Republic of the Congo – Travel Blog. Beaches, bush camps and beautiful drives on the brief Congolese leg of our Oasis Overland ‘Accra to Cape Town’ trip.
Border Crossing from Gabon
Entering the Republic of the Congo was a reasonably straight forward experience which was done within an hour. We spent 5 days in total driving through the countryside, with a few days in the capital, Pointe-Noire.
Our drive from the border continued on crappy unsealed roads for around 130 km. We passed small villages with the most beautifully friendly people we had come across so far. Children and adults alike came running to the roadside, waving smiling and squealing at us. Travel days like those were some of our favourites. Being so welcomed by the locals was so touching. We were certain that many of the people, especially the children, had never seen a white person before.
The thick jungle that we had been exposed to in Gabon and Cameroon had all but disappeared and was replaced with thick jungle scrub. It was super dusty and hot and we encountered some interesting sections of muddy road which our driver negotiated perfectly.
Around 3 pm, we came across a line of logging trucks and could see that one truck had tipped over and was blocking the road. There was a muddy track to the side of that, however, a truck carrying beer was bogged. The completely bald tires probably had something to do with that. It turned out that the trucks had been stuck for the past 24 hours. So, in order to get past, we had to pull the bogged truck out backwards, drive across the boggy track and then towed the truck across the boggy track to the other side.
Not too far up the road, we stopped at a river for a quick swim. This was was amazing, as we were so hot and sweaty and we weren’t sure when our next shower would be. We then moved up the road a little and found a secluded bush camp in an old quarry. That evening, we had a beautiful sunset over the campsite.
We had approx 120 km of driving on the same dirt road the following day. We passed more villages with more beautiful people waving and screaming at us with excitement as we drove by. It was hot and dusty again, however, we were grateful that the rain had held off as if it hadn’t, the roads would have been a muddy mess.
We were all happy when we finally hit the sealed road. It was probably the best road we’d encountered in 6 weeks and was better than our roads at home! At that point, we were reunited with the thick jungle. Although, sadly the effects of logging and deforestation were evident, with large clearings being visible from the roadside. We stopped at a lookout, which was quite possibly the most disappointing viewpoint we’ve ever seen, with nothing but overgrowth staring right back at us. I am sure the views are lovely, behind the wall of vegetation!

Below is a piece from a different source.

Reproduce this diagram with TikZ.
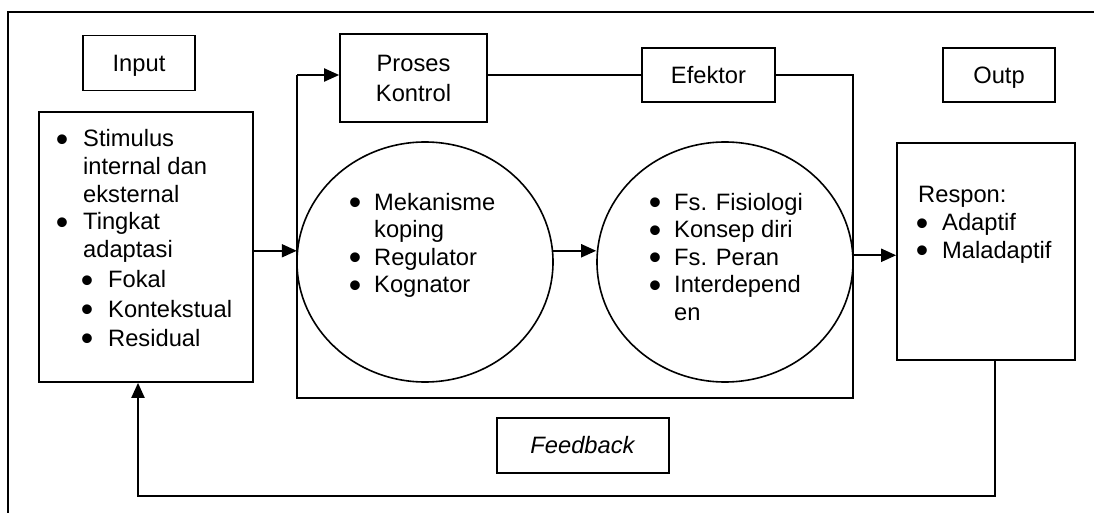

Finding a suitable place to camp was tricky. After some time, we turned off the main road to a quarry like clearing where we set up camp. As we were quite close and visible to the main road, a few locals from the nearby village came to investigate. One was concerned about his several bags of cement that were strategically positioned around the place, but eventually, they all left us in peace. That night’s sleep was one of the most uncomfortable we had experienced. The heat from the gravel we were camped on, penetrated through the base of the tent and our thin sleeping mats all night long. It was like sleeping in a sauna.
After breakfast the next morning, we left for Pointe-Noire at 7.30 am. It didn’t take long to reach our destination and we were there by 10.30am. We were staying right on the beach,
We effectively had three full days in Pointe-Noire and as there wasn’t a lot to see and do, we spent most of our time chilling by the beach with the odd swim in the rough sea.
We visited the town which was clean and very civilised. Like a lot of the large cities we had visited, everything was pretty expensive. Food from the supermarket was incredibly expensive.
After our time in Pointe-Noire, we had a short drive to the border of the Cabinda Province of Angola which we were transiting through to reach the Democratic Republic of the Congo, the next stop of our African adventure. We would have loved to see more of the country, as our short travels through the Republic of the Congo were some of our favourites. The locals were unbelievably friendly and made our visit one to remember.
Our Oasis Overland Expedition
We travelled with Oasis Overland on the 12 week Accra-Cape Town section of their 42 Week UK-Cairo Trans Africa expedition. Doing an Overland expedition was an epic way to travel through this big and beautiful continent. It took the hassle out of travelling independently through some of most remote parts of the world. Yet, it still provided the challenges and adventures that we as well-travelled backpackers wanted. From free-camping under the stars to sweltering in the dense jungles and driving for days along dusty desolate tracks to haggling in the busy and bustling markets, this expedition had it all. We really did get a little off track!